Présentation : par le passé, les éditions de l’Officine avaient parfois péché par une mise en page et une impression passables. Là, il faut reconnaître un net progrès. En effet, le papier utilisé est bien meilleur, et les textes mieux présentés, ce qui rend la lecture plus agréable, De plus, les photos sont imprimées en couleur, directement dans le texte, avec un qualité qui, sans être excellente, les rend en tout cas bien plus agréables à regarder. Le format est resté le même, avec une couverture souple à dos carré, rendant le livre aisé à manipuler et à lire.
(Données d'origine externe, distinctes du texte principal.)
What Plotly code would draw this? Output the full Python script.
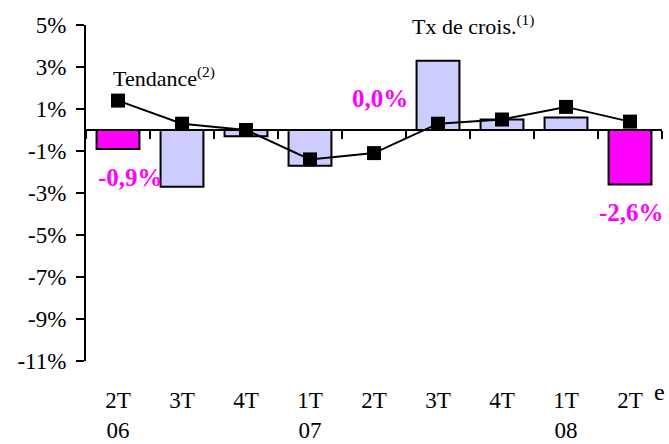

Texte : l’auteur n’en est pas à son premier essai sur les sujets aéronautiques. Pourtant, à la lecture de celui-ci, il semble évident qu’il connaît très mal ce domaine. Le début de livre s’annonce pourtant fort bien. La présentation des principaux protagonistes et de leurs relations à la fois personnelles et familiales sont clairement décrites, de même que l’histoire régionale de l’industrie de Caudebec-en-Caux. Mais si l’auteur semble à l’aise pour les biographies et l’histoire régionale, tout se gâte dès que l’on aborde l’aviation. La preuve la plus flagrante de ce malaise réside dans la construction des textes : plutôt que de faire un récit de l’histoire en l’illustrant parfois de citations pour souligner certains aspects, c’est le contraire que l’on rencontre. L’auteur aborde tous les aspects aéronautiques exclusivement au travers de longues citations d’articles de l’époque, copiées dans leur intégralité, sans y apporter le moindre complément d’information, pas même contextuel. L’essentiel de l’ouvrage est donc constitué d’une litanie d’extraits de coupures de presse, à peine articulée de petites phrases sibyllines pour les enchaîner. Autre preuve du malaise, les noms d’avions et de constructeurs souvent écorchés, comme « Blackburne » au lieu de « Blackburn », « Marcchi » au lieu de « Macchi », Dornier « Walli » au lieu de « Wal »… Seuls les chapitres où interviennent des personnages sont mieux construits. Encore faut-il faire abstraction de l’agaçante alternance des conjugaisons indécises entre phrases au passé et au présent, qui hachent encore davantage la lecture. Dommage, le sujet est très intéressant et l’auteur a manifestement eu accès à de bien intéressants documents familiaux. Il sait fort bien raconter les aspects historiques lorsqu’ils tombent dans son domaine de connaissance.
Illustrations : le choix des illustrations va de pair avec le texte, essentiellement constitué de photos provenant de la presse, d’une qualité de reproduction qui ne met pas toujours ces avions à l’honneur. Quelques bonnes photos apparaissent néanmoins au hasard de quelques pages, dont les originaux semblent bien meilleurs, mais on atteint là les limites des capacités d’impression de l’éditeur. D’intéressantes annexes accompagnent l’ouvrage, avec des description de certains hydravions (là encore intégralement extraites d’articles contemporains), mais intègre également des reproductions de planches techniques extraites d’une notice du Latham 47, ainsi que la reproduction de certains brevets.
Fond du sujet : hélas, si les articles cités sont bien intéressants, ils ne couvrent que ce que la presse aime couvrir, c’est à dire essentiellement des belles histoires, des grands évènements, et des anecdotes croustillantes. La bibliographie en dit long : l’auteur a eu la chance de retrouver l’article de Jean Liron écrit il y a plus de 40 ans, qui constitue la première bonne synthèse sur le sujet. En revanche, il n’a fait aucun cas des travaux de recherches effectués depuis par d’autres chercheurs, à commencer par les publications de l’ARDHAN. Il n’a pas non plus consulté les archives accessibles auprès des organismes habituels (SHD, CAA, MAE, etc.). Mais le comble est atteint lorsque l’auteur cite Wikipédia comme source « de référence », ce qui en dit hélas bien long sur la faiblesse de son jugement en ce domaine. On ne peut donc que regretter l’absence quasi totale d’informations sur les développements et les essais, ou sur les utilisations opérationnelles des avions. Seuls sont correctement abordés les aspects industriels et certains épisodes, dont la disparition du Latham 47 de Guilbaud et Amundsen, auquel un très long chapitre est consacré. Un livre plein de promesses sur un passionnant sujet, mais qui nécessiterait d’être encore sérieusement complété.